Last Monday the Jean-Claude Bradley Memorial Symposium was held in Cambridge (slide decks). Jean-Claude was a remarkable man and I spoke at the meeting on several things and also how he made me jealous with his Open Notebook Science work. I had the pleasure to work with him on a RDF representation of solubility data.

It took me a long time to group my thoughts and write the abstract I submitted to the meeting:
    I always believed that with Open Data, Open Source, and Open Standards I was doing the right thing; that it was enough for a better science. However, I have come to the realization that these features are not enough. Surely, they aid Open collaborations, though not even sufficient there, but they fail horribly in the "scientific method." Because while ODOSOS makes work reproducible, it lacks the context needed by scholars to understand what it solved. That is, it details out in much detail how some scientific question is answered, but not what question that was. As such, it fails to follow the established practices in scholarly research. In this presentation I will show how I should have done some of my research, and ponder on reasons why I had not done so.
And it also took me a long time and a lot of stress to get together some slides, but I managed in the end:

During the talk I promised to start doing Open Notebook Science (ONS) for my research, and I am currently exploring ONS platforms.

The meeting itself was great. There was a group of about 40 people in Cambridge and another 15 online, and most of them into Open Science or at least wanting to learn what it is about. I met old friends and new people, including a just-graduated Maastricht Science Programme student (one that I did not have in my class last year). Coverage on Twitter was pretty good (using the #jcbms hashtag, an archive) with some 90 people using the hashtag.
Several initiatives seem to be evolving, including an ONS initiative and a memorial special issue. All these will need to help from the community. The time is right.

Sunday, July 06, 2014

#JChemInf Volume 5 as PDF on @FigShare

One of the things I do to prepare for holiday, is get some reading stuff together. I haven't finished Gödel, Escher, Bach yet (a suggested from the blogosphere), with a bit of luck there are new chapters of HPMOR, and I normally try to catch up with literature. One advantage of Open Access is that you can remix. So, I created a single PDF of all JChemInf Vol. 5 articles (last year I did volumes 1, 2, 3, and 4). This PDF is about 75 MB in size, and therefore fits on most smartphones. The PDF has an index, but doesn't have entries for each paper, but jumping from abstract to abstract works fine. It has a bit over fifty peer-reviewed papers.

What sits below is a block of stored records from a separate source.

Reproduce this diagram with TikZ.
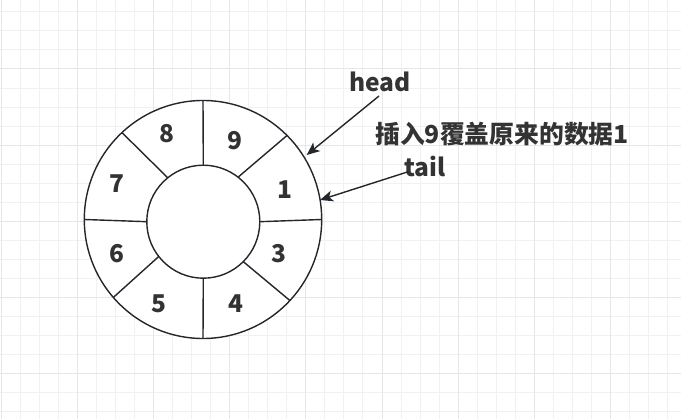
\documentclass[tikz,border=0pt]{standalone}
\usepackage{fontspec}
\setmainfont{Noto Sans CJK SC}
\usetikzlibrary{arrows.meta,shapes.geometric}
\definecolor{gridminor}{HTML}{F1F1F1}
\definecolor{gridmajor}{HTML}{E6E6E6}
\definecolor{ink}{HTML}{23262B}
\definecolor{txt}{HTML}{333333}
\tikzset{
  minorline/.style={draw=gridminor,line width=1pt},
  majorline/.style={draw=gridmajor,line width=1pt},
  ring/.style={draw=ink,line width=1.4pt,fill=white,inner sep=0pt,outer sep=0pt},
  divider/.style={draw=ink,line width=1.4pt},
  num/.style={text=txt,font=\fontsize{24.5}{28}\selectfont\bfseries,inner sep=0pt},
  lbl/.style={text=txt,font=\fontsize{24.5}{28}\selectfont\bfseries,inner sep=0pt},
  cjklbl/.style={text=txt,font=\fontsize{24.8}{28}\selectfont\bfseries,inner sep=0pt},
  pointer/.style={draw=ink,line width=1.4pt,-{Stealth[length=13pt,width=11pt,inset=3.5pt]}}
}
\begin{document}
\begin{tikzpicture}[x=1pt,y=-1pt]
\useasboundingbox (0,0) rectangle (681,419);
\fill[white] (0,0) rectangle (681,419);
% grid
\foreach \i in {0,...,36} {\draw[minorline] ({1+19.05*\i},0) -- ({1+19.05*\i},419);}
\foreach \i in {1,...,22} {\draw[minorline] (0,{-7.2+19.05*\i}) -- (681,{-7.2+19.05*\i});}
\foreach \i in {0,...,8} {\draw[majorline] ({1+76.2*\i},0) -- ({1+76.2*\i},419);}
\foreach \i in {1,...,5} {\draw[majorline] (0,{-7.2+76.2*\i}) -- (681,{-7.2+76.2*\i});}
% ring
\node[ring,ellipse,minimum width=237.4pt,minimum height=238pt] (outer) at (203,219.5) {};
\node[ring,circle,minimum size=113pt] (inner) at (203.3,221.7) {};
\draw[divider] (outer.90) -- (inner.90);
\draw[divider] (outer.45) -- (inner.52);
\draw[divider] (outer.0) -- (inner.0);
\draw[divider] (outer.-43) -- (inner.-45);
\draw[divider] (outer.-90) -- (inner.-90);
\draw[divider] (outer.221.6) -- (inner.218.5);
\draw[divider] (outer.180) -- (inner.180);
\draw[divider] (outer.133.7) -- (inner.129.5);
% numbers
\node[num] (n8) at (166.7,134) {8};
\node[num] (n9) at (235,140.7) {9};
\node[num] (n7) at (116.7,184) {7};
\node[num] (n1) at (285,190) {1};
\node[num] (n6) at (116.7,253.3) {6};
\node[num] (n3) at (279.3,253.3) {3};
\node[num] (n5) at (159.3,303.3) {5};
\node[num] (n4) at (235.7,303.3) {4};
% labels
\node[lbl] (head) at (380,82) {head};
\node[cjklbl] (note) at (502,134) {插入9覆盖原来的数据1};
\node[lbl] (tail) at (425,166) {tail};
% pointers
\coordinate (hs) at (379,96);
\coordinate (he) at (306.7,155);
\coordinate (ts) at (408.3,171.7);
\coordinate (te) at (320,200);
\draw[pointer] (hs) -- (he);
\draw[pointer] (ts) -- (te);
\end{tikzpicture}
\end{document}
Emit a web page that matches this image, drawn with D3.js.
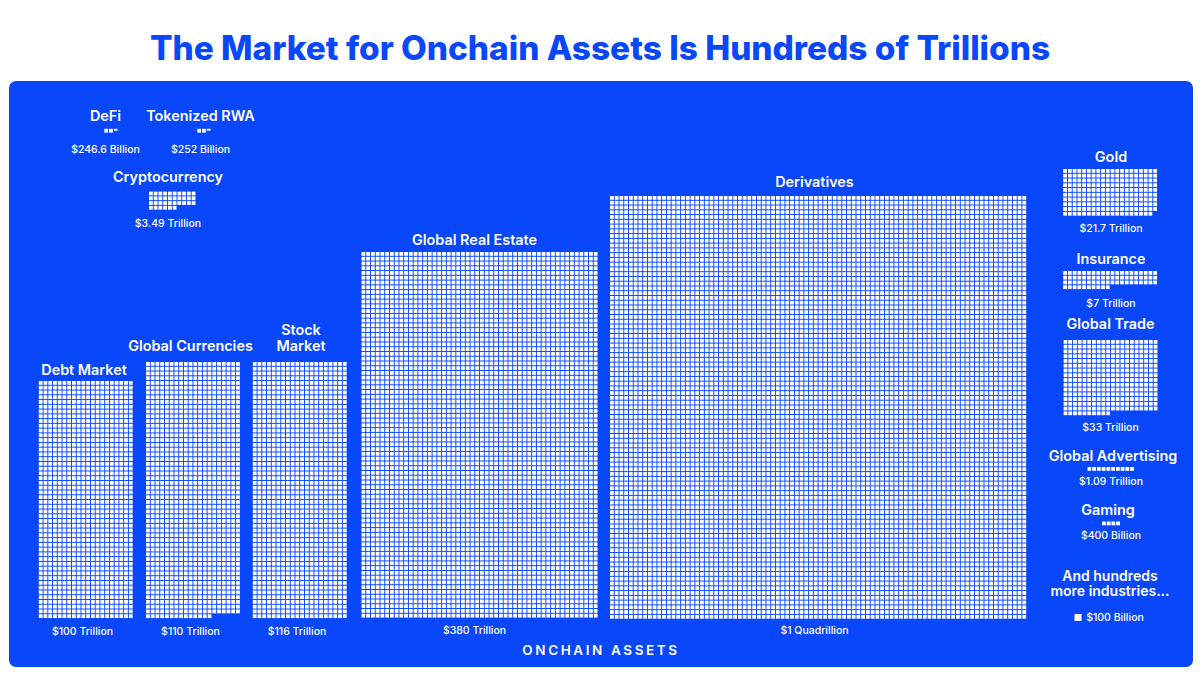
<!DOCTYPE html>
<html>
<head>
<meta charset="utf-8">
<script src="https://cdn.jsdelivr.net/npm/d3@7"></script>
<style>
  html, body { margin: 0; padding: 0; background: #fff; }
  svg { display: block; }
  text { font-family: "Inter", sans-serif; fill: #fff; text-anchor: middle; }
</style>
</head>
<body>
<div id="chart"></div>
<script>
const titleText = "The Market for Onchain Assets Is Hundreds of Trillions";
const footerText = "ONCHAIN ASSETS";

// one square = $100 Billion
const names = ["DeFi", "Tokenized RWA", "Cryptocurrency", "Debt Market", "Global Currencies", "Stock\nMarket",
    "Global Real Estate", "Derivatives", "Gold", "Insurance", "Global Trade", "Global Advertising", "Gaming"];
const valueLabels = ["$246.6 Billion", "$252 Billion", "$3.49 Trillion", "$100 Trillion", "$110 Trillion", "$116 Trillion",
    "$380 Trillion", "$1 Quadrillion", "$21.7 Trillion", "$7 Trillion", "$33 Trillion", "$1.09 Trillion", "$400 Billion"];
const squares = [2.5, 2.5, 36, 1000, 1074, 1080, 3850, 7832, 199, 70, 310, 10, 4];
const columns = [3, 3, 10, 20, 20, 20, 50, 88, 20, 20, 20, 10, 4];

const legendLabel = "$100 Billion";
const moreLabel = ["And hundreds", "more industries..."];

// layout only: left/top of each block, baseline of name and value text
const layout = [
    { x: 104.3, y: 128.8, cx: 105.5, nameY: 121, valueY: 153 },
    { x: 197.3, y: 128.8, cx: 200.5, nameY: 121, valueY: 153 },
    { x: 149, y: 191.6, cx: 168, nameY: 182, valueY: 227 },
    { x: 38.8, y: 381, cx: 84, nameY: 375, valueY: 635, valueX: 82.5 },
    { x: 146, y: 362, cx: 190.5, nameY: 351, valueY: 635 },
    { x: 252.8, y: 362, cx: 301, nameY: 335, valueY: 635, valueX: 297 },
    { x: 361.5, y: 252, cx: 474.5, nameY: 245, valueY: 634 },
    { x: 610, y: 196, cx: 814.5, nameY: 187, valueY: 634 },
    { x: 1063.2, y: 169, cx: 1111, nameY: 162, valueY: 232 },
    { x: 1063.2, y: 271, cx: 1111, nameY: 264, valueY: 307 },
    { x: 1063.6, y: 340, cx: 1110.5, nameY: 329, valueY: 431 },
    { x: 1087.5, y: 467, cx: 1113, nameY: 461, valueY: 485, valueX: 1111 },
    { x: 1102, y: 521.5, cx: 1108, nameY: 515, valueY: 539, valueX: 1111 }
];

const width = 1200, height = 673;
const blue = "#0848fa";

const svg = d3.select("#chart").append("svg")
    .attr("width", width)
    .attr("height", height);

svg.append("text")
    .attr("x", 600)
    .attr("y", 60)
    .style("fill", blue)
    .style("font-size", "33.4px")
    .style("font-weight", 800)
    .text(titleText);

svg.append("rect")
    .attr("x", 9)
    .attr("y", 81)
    .attr("width", 1184)
    .attr("height", 586)
    .attr("rx", 7)
    .style("fill", blue);

// square pitch, a touch taller than wide in the source
const cell = 3.8;
const xScale = d3.scaleLinear().domain([0, 1]).range([0, 4.74]);
const yScale = d3.scaleLinear().domain([0, 1]).range([0, 4.76]);

names.forEach((name, k) => {
    const pos = layout[k];
    const cols = columns[k];
    const total = squares[k];

    // a fractional count leaves the last square only partly filled
    const cells = d3.range(Math.ceil(total)).map(i => ({
        col: i % cols,
        row: Math.floor(i / cols),
        frac: Math.min(1, total - i)
    }));

    svg.append("g")
        .attr("transform", "translate(" + pos.x + "," + pos.y + ")")
        .selectAll("rect")
        .data(cells)
        .join("rect")
        .attr("x", d => xScale(d.col))
        .attr("y", d => yScale(d.row))
        .attr("width", cell)
        .attr("height", d => cell * d.frac)
        .style("fill", "#fff");

    name.split("\n").forEach((line, j) => {
        svg.append("text")
            .attr("x", pos.cx)
            .attr("y", pos.nameY + j * 16)
            .style("font-size", "14.4px")
            .style("font-weight", 600)
            .text(line);
    });

    svg.append("text")
        .attr("x", pos.valueX || pos.cx)
        .attr("y", pos.valueY)
        .style("font-size", "10.5px")
        .style("font-weight", 500)
        .text(valueLabels[k]);
});

moreLabel.forEach((line, j) => {
    svg.append("text")
        .attr("x", 1110)
        .attr("y", 581 + j * 15)
        .style("font-size", "14px")
        .style("font-weight", 600)
        .text(line);
});

// legend square
svg.append("rect")
    .attr("x", 1074.5)
    .attr("y", 614)
    .attr("width", 7)
    .attr("height", 7)
    .style("fill", "#fff");

svg.append("text")
    .attr("x", 1115)
    .attr("y", 621)
    .style("font-size", "10.5px")
    .style("font-weight", 500)
    .text(legendLabel);

svg.append("text")
    .attr("x", 601)
    .attr("y", 654.5)
    .style("font-size", "13.5px")
    .style("font-weight", 600)
    .style("letter-spacing", "2.6px")
    .text(footerText);
</script>
</body>
</html>
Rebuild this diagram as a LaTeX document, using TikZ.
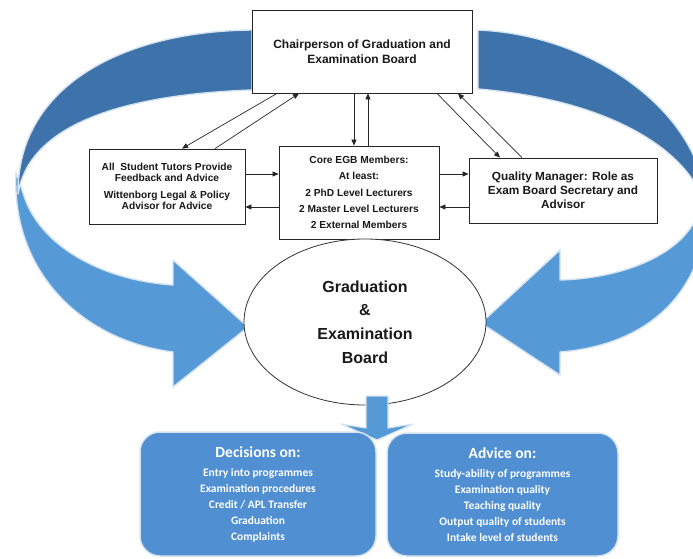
\documentclass[tikz,border=0pt]{standalone}
\usepackage{fontspec}
\setmainfont{Liberation Sans}
\newfontfamily\calfont{Carlito}
\usetikzlibrary{arrows.meta,shapes.geometric}
\definecolor{darkband}{RGB}{62,114,170}
\definecolor{lightband}{RGB}{86,153,215}
\definecolor{edgec}{RGB}{214,228,241}
\definecolor{boxfill}{RGB}{80,144,210}
\definecolor{txt}{RGB}{25,25,25}
\begin{document}
\begin{tikzpicture}[x=1pt,y=-1pt,
  box/.style={draw=black!85, line width=0.8pt, fill=white, align=center, text=txt, inner sep=0pt},
  conn/.style={line width=0.7pt, draw=black!85, -{Triangle[length=6pt,width=5pt]}},
  band/.style={draw=edgec, line width=1.4pt, line join=round},
  infobox/.style={fill=boxfill, draw=edgec, line width=1.5pt, rounded corners=20pt, align=center, text=white, inner sep=0pt, font=\calfont\bfseries\fontsize{11.5}{16}\selectfont}
]
\useasboundingbox (0,0) rectangle (693,558);
\fill[white] (0,0) rectangle (693,558);
\begin{scope}
\clip (0,0) rectangle (693,558);
% left curved arrow
\path[band, fill=lightband] (16,172) .. controls (11,270) and (80,340) .. (173,352) -- (173,387) -- (248,327) -- (173,260) -- (173,285) .. controls (100,280) and (40,245) .. (24,196) -- cycle;
\path[band, fill=darkband] (252,30) .. controls (125,31) and (17,85) .. (18,194) .. controls (28,130) and (110,95) .. (252,90) -- cycle;
% right curved arrow
\path[band, fill=lightband] (708,185) .. controls (712,290) and (650,345) .. (560,352) -- (560,375) -- (481,323) -- (560,250) -- (560,280) .. controls (630,278) and (690,250) .. (700,207) -- cycle;
\path[band, fill=darkband] (478,30) .. controls (600,35) and (705,120) .. (705,205) .. controls (688,150) and (610,100) .. (478,89) -- cycle;
\end{scope}

\node[box, minimum width=220pt, minimum height=83pt, font=\bfseries\fontsize{12}{15}\selectfont] (chair) at (362,51.5) {Chairperson of Graduation and\\Examination Board};
\node[box, minimum width=156pt, minimum height=75pt, font=\bfseries\fontsize{10.2}{11}\selectfont] (tutors) at (167,186.5) {All~ Student Tutors Provide\\Feedback and Advice\\[6pt]Wittenborg Legal \& Policy\\Advisor for Advice};
\node[box, minimum width=160pt, minimum height=93pt, font=\bfseries\fontsize{10.2}{16.3}\selectfont] (core) at (359,192.5) {Core EGB Members:\\At least:\\2 PhD Level Lecturers\\2 Master Level Lecturers\\2 External Members};
\node[box, minimum width=188pt, minimum height=65pt, font=\bfseries\fontsize{11.8}{14}\selectfont] (qm) at (563,190.5) {Quality Manager: Role as\\Exam Board Secretary and\\Advisor};
\node[box, ellipse, draw=black!80, minimum width=242pt, minimum height=166pt, font=\bfseries\fontsize{16}{23.7}\selectfont] (geb) at (365,322) {Graduation\\\&\\Examination\\Board};

% connectors
\draw[conn] ([xshift=-85pt]chair.south) -- ([xshift=15pt]tutors.north);
\draw[conn] ([xshift=48pt]tutors.north) -- ([xshift=-63pt]chair.south);
\draw[conn] ([xshift=-8pt]chair.south) -- ([xshift=-8pt]chair.south |- core.north);
\draw[conn] ([xshift=9pt]core.north) -- ([xshift=9pt]core.north |- chair.south);
\draw[conn] ([xshift=75pt]chair.south) -- ([xshift=-63pt]qm.north);
\draw[conn] ([xshift=-41pt]qm.north) -- ([xshift=96pt]chair.south);
\draw[conn] ([yshift=12.5pt]tutors.east) -- ([yshift=12.5pt]tutors.east -| core.west);
\draw[conn] ([yshift=-20.5pt]tutors.east -| core.west) -- ([yshift=-20.5pt]tutors.east);
\draw[conn] ([yshift=18.5pt]core.east) -- ([yshift=18.5pt]core.east -| qm.west);
\draw[conn] ([yshift=-14.5pt]core.east -| qm.west) -- ([yshift=-14.5pt]core.east);

% down arrow
\path[band, line width=1.2pt, fill=lightband] (366,396) -- (388,396) -- (388,428) -- (413,424) -- (377,440) -- (341,424) -- (366,428) -- cycle;

% bottom boxes
\node[infobox, minimum width=236pt, minimum height=124pt] (dec) at (258,494) {{\fontsize{15.5}{16}\selectfont Decisions on:}\\[3pt]Entry into programmes\\Examination procedures\\Credit / APL Transfer\\Graduation\\Complaints};
\node[infobox, minimum width=231pt, minimum height=123pt] (adv) at (502.5,494.5) {{\fontsize{15.5}{16}\selectfont Advice on:}\\[3pt]Study-ability of programmes\\Examination quality\\Teaching quality\\Output quality of students\\Intake level of students};
\end{tikzpicture}
\end{document}
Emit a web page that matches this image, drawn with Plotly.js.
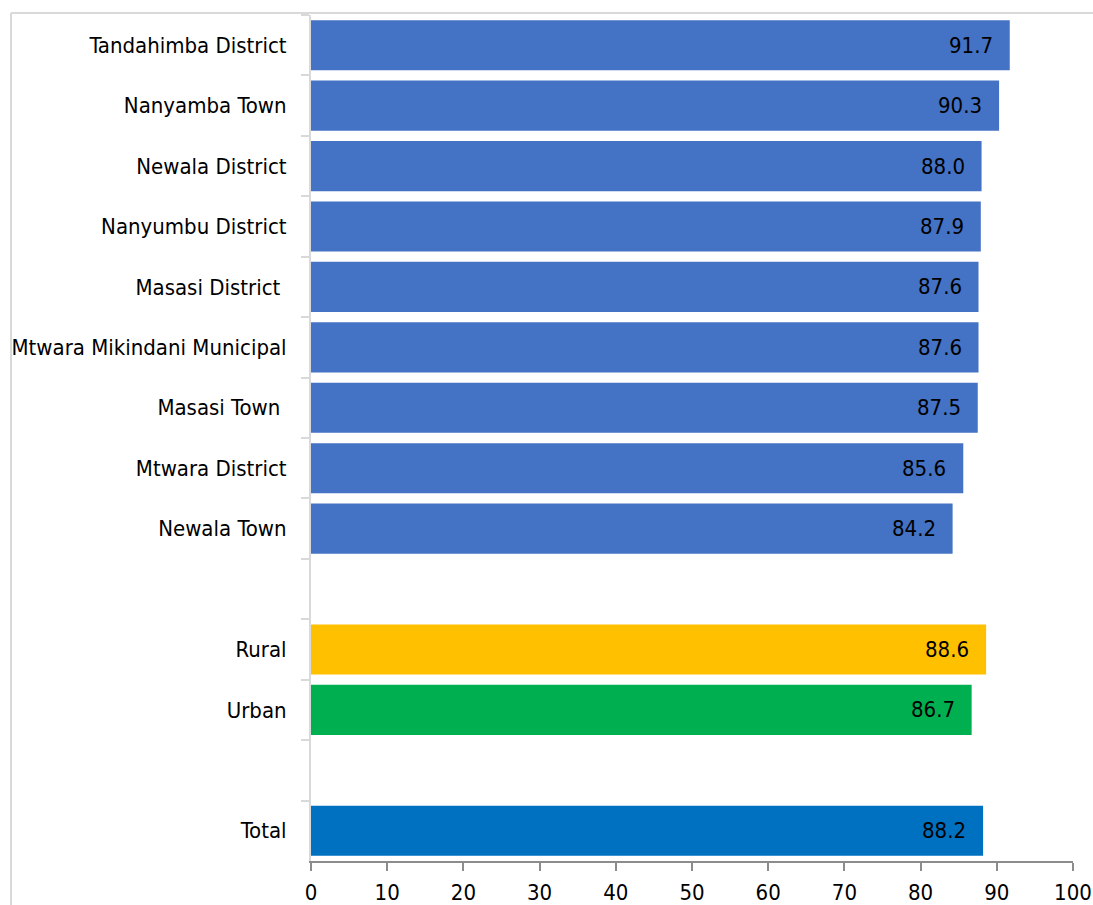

Another advantage of Open Access is that you can reshare. And so I did, and the volumes are available from FigShare:
  1. JChemInf Vol.1
  2. JChemInf Vol.2
  3. JChemInf Vol.3
  4. JChemInf Vol.4
  5. JChemInf Vol.5
Of course, a clear downside it, is that it interferes with #altmetrics. And, I am wondering if a similar thing can be done with ePubs.

Saturday, July 05, 2014

Journal Open Data Guidelines: plenty of room for clarifications

J. Gray, Wikipedia. CCZero.
Several journals are playing with statements about Open Data, and, for example, F1000Research and require Open Data. When publishers are judged in their implementation on Open Access, so should we critically analyze journals that claim to be an Open Data journal. Well, such claims I have not seen, but some journals have promising statements, like:
BioMed Central
    Data associated with the article are available under the terms of the CCZero.
However, this claim is vague, or, at least, too vague for a paper I am currently reviewing. The fuzziness lies in the word "associated". What defines associated data? How does this relate to reproducibility? If the purpose of Open Data is that the results of the paper can be reproduced, it means all data? And what happens if some of the data is from a previous paper? Or from a proprietary database? Is a paper that has data from proprietary database as key steps in the argumentation acceptable to a data that demands Open associated Data? What if the authors do not have control over the the license? Or is it limited to new data? But what defines new data here? Because it is a really hard question in an era where data has very limited provenance (versioning, author attribution, etc).